Jan 23, 2013, 12.43 PM | Source: PTI
Government today issued guidelines for the second round of spectrum auction which is expected to fetch around Rs 45,000 crore to exchequer from airwaves sale.
Telecom Minister Kapil Sibal has earlier said that the auction is planned to start from March 11 onwards. In the second round of auction, government will put unsold GSM spectrum in 1800 Mhz band and airwaves held by telecom licences in 900 Mhz band that is coming for renewal starting 2014 onwards.
Government slashed base price of CDMA spectrum by 50 percent and unsold GSM spectrum by 30 percent. The price of spectrum in 900 Mhz has been fixed at two times the price of airwaves in 1800 Mhz.

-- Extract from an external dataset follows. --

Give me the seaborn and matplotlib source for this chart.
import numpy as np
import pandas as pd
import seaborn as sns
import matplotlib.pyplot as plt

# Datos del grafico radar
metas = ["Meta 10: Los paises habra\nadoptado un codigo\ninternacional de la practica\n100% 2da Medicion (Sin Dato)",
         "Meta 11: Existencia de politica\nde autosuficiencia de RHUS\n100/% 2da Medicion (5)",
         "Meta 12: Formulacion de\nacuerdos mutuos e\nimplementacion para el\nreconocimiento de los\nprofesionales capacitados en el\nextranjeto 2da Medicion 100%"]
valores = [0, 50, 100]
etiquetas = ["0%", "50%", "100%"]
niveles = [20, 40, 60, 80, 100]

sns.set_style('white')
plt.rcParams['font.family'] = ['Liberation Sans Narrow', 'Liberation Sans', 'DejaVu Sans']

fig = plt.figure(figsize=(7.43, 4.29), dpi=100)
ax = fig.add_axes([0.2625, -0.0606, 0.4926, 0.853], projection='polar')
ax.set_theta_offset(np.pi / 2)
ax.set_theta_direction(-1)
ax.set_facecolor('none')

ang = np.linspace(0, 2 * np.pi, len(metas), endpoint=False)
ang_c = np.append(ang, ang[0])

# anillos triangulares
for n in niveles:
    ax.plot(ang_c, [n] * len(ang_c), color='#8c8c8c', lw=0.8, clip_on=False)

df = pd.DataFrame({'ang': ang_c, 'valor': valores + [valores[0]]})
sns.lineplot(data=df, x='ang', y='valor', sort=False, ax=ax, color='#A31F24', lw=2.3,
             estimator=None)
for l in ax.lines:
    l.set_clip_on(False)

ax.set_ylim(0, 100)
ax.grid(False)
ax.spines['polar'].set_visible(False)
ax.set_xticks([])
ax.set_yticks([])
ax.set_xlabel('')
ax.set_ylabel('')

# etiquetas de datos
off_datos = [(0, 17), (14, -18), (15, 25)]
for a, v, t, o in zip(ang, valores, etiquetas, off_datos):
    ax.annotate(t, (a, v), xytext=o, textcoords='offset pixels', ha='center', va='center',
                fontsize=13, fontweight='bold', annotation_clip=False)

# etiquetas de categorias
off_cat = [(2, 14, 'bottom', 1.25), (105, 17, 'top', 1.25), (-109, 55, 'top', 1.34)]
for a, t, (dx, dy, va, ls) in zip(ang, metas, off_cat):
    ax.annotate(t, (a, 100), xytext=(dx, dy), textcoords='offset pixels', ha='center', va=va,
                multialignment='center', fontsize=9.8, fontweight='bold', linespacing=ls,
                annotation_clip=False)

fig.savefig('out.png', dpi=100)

The auction guidelines said auction for 1800 Mhz and 900 Mhz band, currently being used for GSM services, will be conducted simultaneously and auction of 800 Mhz band, being used for CDMA services, in 21 out of 22 service area will be conducted separately.
In 1800 Mhz, Government will auction 12 blocks of 1.25 Mhz each in Delhi and Mumbai at 30 percent less price compared to the amount fixed for November auction. The base price for each block in Delhi and Mumbai has been fixed at Rs 485.15 crore and 474.92 crore.

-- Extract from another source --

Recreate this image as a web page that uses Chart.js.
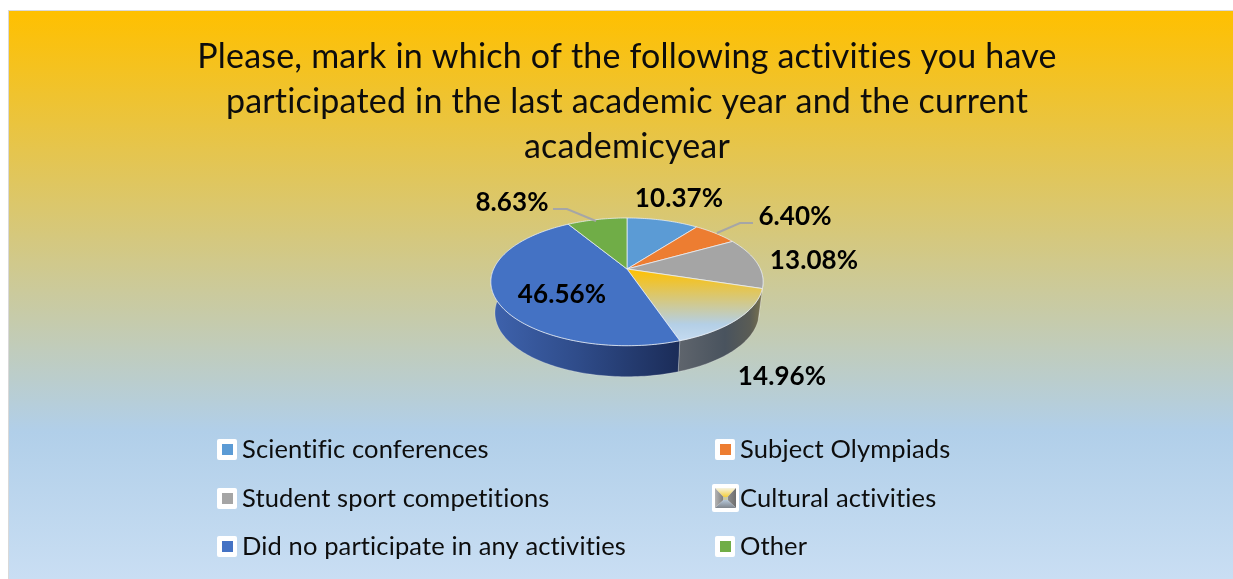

In Karnataka and Rajasthan only 8 blocks will be put for auction for Rs 231.08 crore and 46.96 crore respectively. There will be also provision to provide 3 blocks of additional spectrum in case demand arises for the same.
Government will auction 12 blocks each of 900 Mhz spectrum band in Delhi and Mumbai and 10 blocks of spectrum in Kolkata. Norwegian telecom firm Telenor has shown its interest in bidding for Mumbai circle.
The guidelines said telecom companies winning spectrum in the auction will be allowed to use airwaves for any technology within scope of their licences. Existing players, however, will have to get their entire spectrum holding converted in to liberalised spectrum to remove restriction on use of technology. Successful bidders will be allowed to use spectrum for period of 20 years for telecom services, guidelines said.